- WORK TO COMPLETE -
In the entries below, print exactly the lines from the first through the one with "fontsize=7, zorder=4)", both included, and none of the pictures.

:: EXERCISE INPUTS ::

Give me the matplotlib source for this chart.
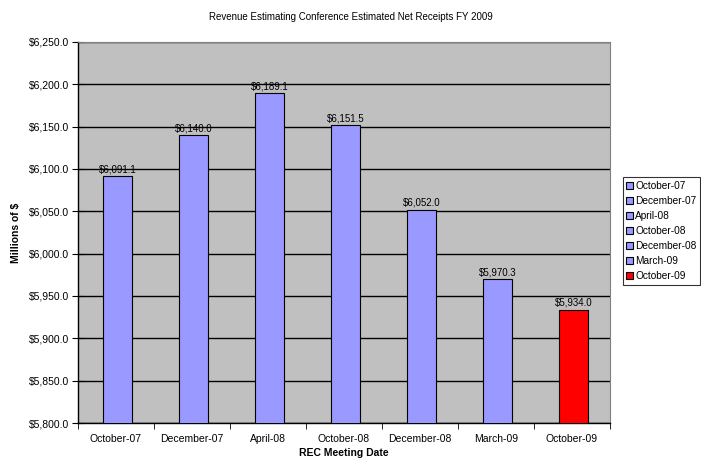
import matplotlib.pyplot as plt
import numpy as np

plt.rcParams['font.family'] = ['Liberation Sans', 'DejaVu Sans']

meetings = ["October-07", "December-07", "April-08", "October-08",
            "December-08", "March-09", "October-09"]
receipts = [6091.1, 6140.0, 6189.1, 6151.5, 6052.0, 5970.3, 5934.0]
colors = ["#9999ff"] * 6 + ["#ff0000"]

fig = plt.figure(figsize=(7.01, 4.62), dpi=100)
ax = fig.add_axes([0.111, 0.0844, 0.759, 0.825])
ax.set_facecolor("#c0c0c0")

x = np.arange(len(meetings))
bars = ax.bar(x + 0.02, receipts, width=0.38, color=colors, edgecolor="black",
              linewidth=0.8, zorder=3, label=meetings)
for xi, v in zip(x, receipts):
    ax.text(xi + 0.02, v + 2, f"${v:,.1f}", ha="center", va="bottom",
            fontsize=7, zorder=4)

ax.set_xlim(-0.5, len(meetings) - 0.5)
ax.set_ylim(5800, 6250)
ax.set_yticks(np.arange(5800, 6251, 50))
ax.yaxis.set_major_formatter(plt.FuncFormatter(lambda v, p: f"${v:,.1f}"))
ax.yaxis.grid(True, color="black", linewidth=1.0, zorder=1)
ax.tick_params(axis="y", direction="inout", length=8, labelsize=7.5, pad=2)

# category labels in the middle, tick marks on the boundaries
ax.set_xticks(x)
ax.set_xticklabels(meetings, fontsize=7.5)
ax.tick_params(axis="x", length=0, pad=8)
ax.set_xticks(np.arange(-0.5, len(meetings)), minor=True)
ax.tick_params(axis="x", which="minor", length=4, direction="out")

for side in ["top", "right"]:
    ax.spines[side].set_color("#808080")
ax.spines["left"].set_linewidth(1.0)
ax.spines["bottom"].set_linewidth(1.0)

ax.set_xlabel("REC Meeting Date", fontsize=7.5, fontweight="bold", labelpad=3)
ax.set_ylabel("Millions of $", fontsize=7.5, fontweight="bold", labelpad=6)
fig.suptitle("Revenue Estimating Conference Estimated Net Receipts FY 2009",
             fontsize=7, y=0.975)

leg = ax.legend(handles=list(bars), labels=meetings, loc="upper left",
                bbox_to_anchor=(1.024, 0.645), fontsize=7.3, frameon=True,
                fancybox=False, edgecolor="black", handlelength=0.7,
                handleheight=0.7, handletextpad=0.2, labelspacing=0.5,
                borderpad=0.35, borderaxespad=0)
leg.get_frame().set_linewidth(0.8)

fig.savefig("out.png", dpi=100)
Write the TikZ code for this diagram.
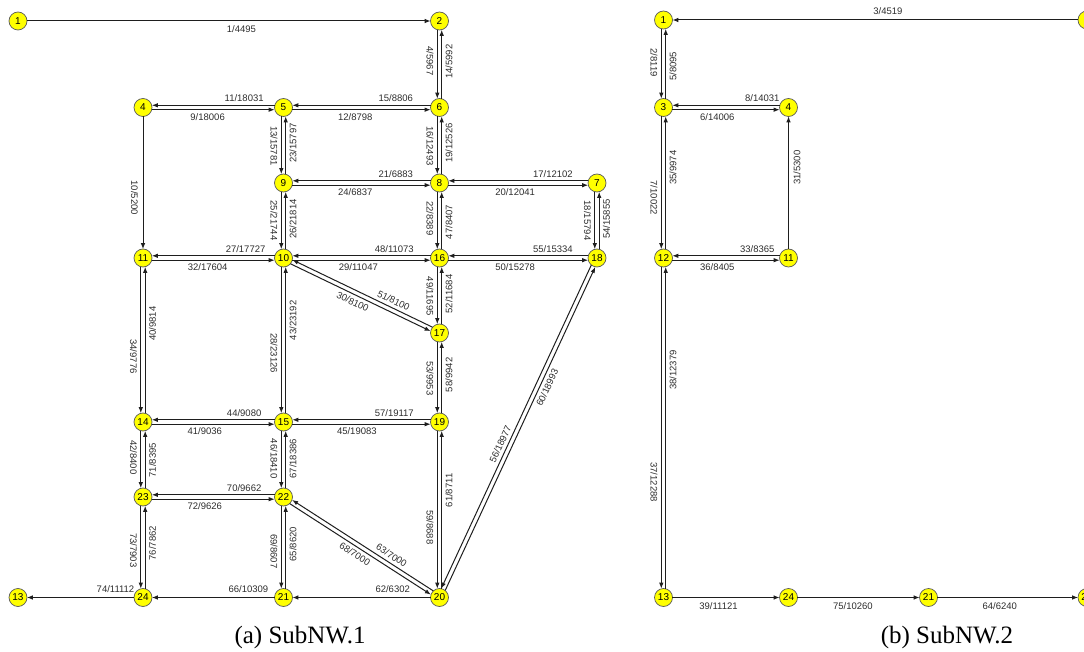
\documentclass[tikz,border=0pt]{standalone}
\usepackage{fontspec}
\setmainfont{Liberation Serif}
\newfontfamily\labelsans{Liberation Sans}
\usetikzlibrary{calc,arrows.meta}

\definecolor{nodeyellow}{RGB}{255,255,0}
\definecolor{nodering}{RGB}{90,90,90}
\definecolor{linkgray}{RGB}{30,30,30}
\definecolor{textgray}{RGB}{45,45,45}

\tikzset{
  junction/.style={circle, draw=nodering, fill=nodeyellow, line width=0.7pt,
    minimum size=18pt, inner sep=0pt, font=\labelsans\fontsize{10}{10}\selectfont},
  link/.style={draw=linkgray, line width=1pt, -{Latex[length=6pt,width=4.5pt]},
    shorten <=8.8pt, shorten >=8.8pt},
  weight/.style={font=\labelsans\fontsize{9.5}{10}\selectfont, text=textgray, inner sep=3.2pt},
  caption/.style={font=\fontsize{25}{28}\selectfont, anchor=base}
}

% directed link #2 -> #3, moved by #1 to its right-hand side
\newcommand{\dlink}[6]{%
  \draw[link] ($(#2)!#1!-90:(#3)$) -- node[weight, pos=#5, #6] {#4} ($(#3)!#1!90:(#2)$);}

\begin{document}
\begin{tikzpicture}[x=1pt, y=-1pt]

  \useasboundingbox (0,0) rectangle (1084,652);
  \clip (0,0) rectangle (1084,652);

  % Junctions of SubNW.1
  \foreach \n/\x/\y in {1/18/21, 2/439.5/21, 4/143/107.5, 5/283.5/107.5, 6/439.5/107.5,
      9/283.5/183, 8/439.5/183, 7/597/183, 11/143/258, 10/283.5/258, 16/439.5/258,
      18/597/258, 17/439.5/333, 14/143/422, 15/283.5/422, 19/439.5/422, 23/143/497,
      22/283.5/497, 13/18/597.5, 24/143/597.5, 21/283.5/597.5, 20/439.5/597.5}
    \node[junction] (a\n) at (\x,\y) {\n};

  % Junctions of SubNW.2
  \foreach \n/\x/\y in {1/663.5/20, 2/1087/20, 3/663.5/107.5, 4/788.5/107.5,
      12/663.5/258, 11/788.5/258, 13/663.5/597.5, 24/788.5/597.5, 21/928.5/597.5,
      20/1087/597.5}
    \node[junction] (b\n) at (\x,\y) {\n};

  % Two-way horizontal links
  \foreach \na/\nb/\ia/\wa/\pa/\ib/\wb/\pb in {a4/a5/9/18006/0.46/11/18031/0.28,
      a5/a6/12/8798/0.46/15/8806/0.28, a9/a8/24/6837/0.46/21/6883/0.28,
      a8/a7/20/12041/0.48/17/12102/0.28, a11/a10/32/17604/0.46/27/17727/0.27,
      a10/a16/29/11047/0.48/48/11073/0.29, a16/a18/50/15278/0.48/55/15334/0.28,
      a14/a15/41/9036/0.44/44/9080/0.28, a15/a19/45/19083/0.47/57/19117/0.29,
      a23/a22/72/9626/0.44/70/9662/0.28, b3/b4/6/14006/0.43/8/14031/0.21,
      b12/b11/36/8405/0.43/33/8365/0.25}{
    \dlink{2.2pt}{\na}{\nb}{\ia/\wa}{\pa}{anchor=north}
    \dlink{2.2pt}{\nb}{\na}{\ib/\wb}{\pb}{anchor=south}
  }

  % Two-way vertical links
  \foreach \na/\nb/\ia/\wa/\pa/\ib/\wb/\pb in {a2/a6/4/5967/0.46/14/5992/0.53,
      a5/a9/13/15781/0.51/23/15797/0.53, a6/a8/16/12493/0.51/19/12526/0.53,
      a9/a10/25/21744/0.5/26/21814/0.52, a8/a16/22/8389/0.47/47/8407/0.48,
      a7/a18/18/15794/0.5/54/15855/0.52, a11/a14/34/9776/0.6/40/9814/0.6,
      a10/a15/28/23126/0.58/43/23192/0.62, a16/a17/49/11695/0.51/52/11684/0.52,
      a17/a19/53/9953/0.51/58/9942/0.53, a14/a23/42/8400/0.47/71/8395/0.49,
      a15/a22/46/18410/0.49/67/18386/0.51, a19/a20/59/8688/0.6/61/8711/0.61,
      a23/a24/73/7903/0.53/76/7862/0.54, a22/a21/69/8607/0.54/65/8620/0.53,
      b1/b3/2/8119/0.49/5/8095/0.47, b3/b12/7/10022/0.6/35/9974/0.6,
      b12/b13/37/12288/0.66/38/12379/0.67}{
    \dlink{2.2pt}{\na}{\nb}{\ia/\wa}{\pa}{rotate=-90, anchor=north}
    \dlink{2.2pt}{\nb}{\na}{\ib/\wb}{\pb}{rotate=90, anchor=north}
  }

  % Two-way diagonal links
  \foreach \na/\nb/\ia/\wa/\pa/\ib/\wb/\pb in {a10/a17/30/8100/0.47/51/8100/0.32,
      a22/a20/68/7000/0.49/63/7000/0.34, a20/a18/60/18993/0.63/56/18977/0.56}{
    \dlink{2.2pt}{\na}{\nb}{\ia/\wa}{\pa}{sloped, anchor=north}
    \dlink{2.2pt}{\nb}{\na}{\ib/\wb}{\pb}{sloped, anchor=south}
  }

  % One-way links
  \dlink{0pt}{a1}{a2}{1/4495}{0.53}{anchor=north, inner sep=4.5pt}
  \dlink{0pt}{a4}{a11}{10/5200}{0.6}{rotate=-90, anchor=north, inner sep=4.5pt}
  \dlink{0pt}{a24}{a13}{74/11112}{0.22}{anchor=south, inner sep=4.5pt}
  \dlink{0pt}{a21}{a24}{66/10309}{0.25}{anchor=south, inner sep=4.5pt}
  \dlink{0pt}{a20}{a21}{62/6302}{0.3}{anchor=south, inner sep=4.5pt}
  \dlink{0pt}{b2}{b1}{3/4519}{0.47}{anchor=south, inner sep=4.5pt}
  \dlink{0pt}{b11}{b4}{31/5300}{0.6}{rotate=90, anchor=north, inner sep=4.5pt}
  \dlink{0pt}{b13}{b24}{39/11121}{0.44}{anchor=north, inner sep=4.5pt}
  \dlink{0pt}{b24}{b21}{75/10260}{0.46}{anchor=north, inner sep=4.5pt}
  \dlink{0pt}{b21}{b20}{64/6240}{0.45}{anchor=north, inner sep=4.5pt}

  % Captions
  \node[caption] (capa) at (300,643) {(a) SubNW.1};
  \node[caption] (capb) at (947,643) {(b) SubNW.2};

\end{tikzpicture}
\end{document}
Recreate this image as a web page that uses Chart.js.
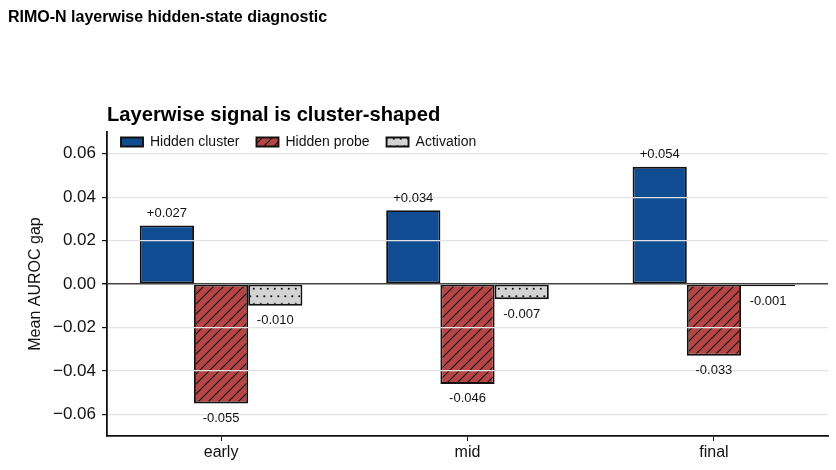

:::

- SOLUTION FOR THIS TASK -
Give me the matplotlib source for this chart.
import matplotlib.pyplot as plt
import numpy as np

plt.rcParams['font.family'] = ['Liberation Sans', 'DejaVu Sans']

meetings = ["October-07", "December-07", "April-08", "October-08",
            "December-08", "March-09", "October-09"]
receipts = [6091.1, 6140.0, 6189.1, 6151.5, 6052.0, 5970.3, 5934.0]
colors = ["#9999ff"] * 6 + ["#ff0000"]

fig = plt.figure(figsize=(7.01, 4.62), dpi=100)
ax = fig.add_axes([0.111, 0.0844, 0.759, 0.825])
ax.set_facecolor("#c0c0c0")

x = np.arange(len(meetings))
bars = ax.bar(x + 0.02, receipts, width=0.38, color=colors, edgecolor="black",
              linewidth=0.8, zorder=3, label=meetings)
for xi, v in zip(x, receipts):
    ax.text(xi + 0.02, v + 2, f"${v:,.1f}", ha="center", va="bottom",
            fontsize=7, zorder=4)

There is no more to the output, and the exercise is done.